国定公園特別地域のマングローブ 岩ズリ採取が急ピッチな奄美大島住用町戸玉

 そうした中、最近気になる動きが。今年4月、現地入りした石原環境相(当時)は、奄美・琉球について世界自然遺産の前段となる「国立公園化を年度内実現」と打ち上げたが、内閣改造でこの秋に退任。その直後、環境省側は手の平を返すように「関係者との調整遅れ」を理由に「年度内」をさっそく撤回した。このため「辺野古の採石を優先せよという安倍内閣の意向が働いたのでは」という、うがった見方まで出ている。開発と自然保護という、古くて新しい対立点がまたぞろ復活の気配だ。

 土砂採取問題で真っ先に反対の声を上げたのは小豆島など瀬戸内海のゴルフ場、リゾート開発阻止に立木トラスト運動を展開したことで知られる「環瀬戸内海会議」(阿部悦子代表)。昨年末の段階で環境・防衛両相、沖縄県知事に辺野古埋め立て計画の中止を訴える要望書を提出している。事務局長の松本宣崇さん(岡山市在住)は「瀬戸内海は今年、国立公園指定80周年の節目。高度成長期、美しい島や海は破壊され続けて来た。もう止めにすべき。辺野古埋め立ての視点は埋め立てられる側も、埋め立て土砂を採取される側も環境を大きく損なう。破壊された環境は取り返しがつかない。それ以前に辺野古基地は移設ではなく、軍事機能の強化。粘り強く阻止に取り組んでいく」と語っている。

見通せないプロジェクト
 巨大な開発プロジェクトは当然、アレルギーを引き起こす。日米安保に関わる辺野古への基地移設計画、それにともなう沖縄と日本各地の自然破壊には、もっと全国的な議論が加えられてしかるべきだ。自然への負荷が強い砂利採取については、海砂問題や代替材開発をも含め、さらに本格的な議論が必要だろう。辺野古はそうした多様な視点の提起をももたらしつつあるが、自然問題だけに限定しても、今回の基地計画が強行されれば、辺野古の海は78ヘクタールの藻場を失い、7ヘクタールの珊瑚が死滅するという報告(日米実務者協議移設報告書)がある。美しい辺野古の海を埋め立てることは、沖縄だけでなく、広く日本の、世界の損失なのだ。

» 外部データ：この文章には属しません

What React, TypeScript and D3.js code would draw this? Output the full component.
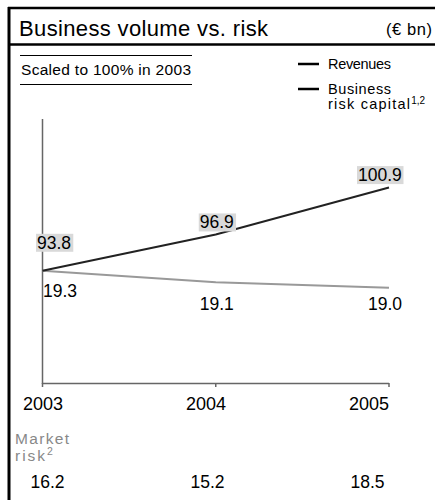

 「地方創生」と言いながら、地方を使い捨ての踏み台にする政府に対しては、厳しい追及が必要だ。埋め立て資材を割り当てられ、自然破壊に直面ようとしている採石地の離島などからは、「なぜ私たちの島か」という素朴な疑問が提起されよう。活性化の方途を失った御所浦島や奄美大島では、不発に終わったものの、どこもそっぽを向く「放射性廃棄物処分場」受け入れの動きさえあった。また南島防衛の国策に乗じ、奄美大島では二つの自治体が「過疎対策として」自衛隊基地受け入れを決めた。それは過疎地のSOSでもあるが、どん詰まり状態にある地域にとって共通するものがある。それが、地域生存への道を担保する「豊かな自然」なのだが、辺野古移設がそれを台無しにしようとしている。

 政府は辺野古について今年度中に調査・設計を終え、来年度から5か年で埋立工事を完了、9年以内に普天間返還を実現させる意向だ。しかし県外移設を求める地元世論は根強く、11月に予定される知事選で辺野古移設反対派の候補が当選すれば、政府計画は大きく狂う可能性がある。安倍政権の威信を賭けたプロジェクトには、不透明感が拭えない。取材班は、引き続き土砂採取地の動静と地域住民の声を追っていく。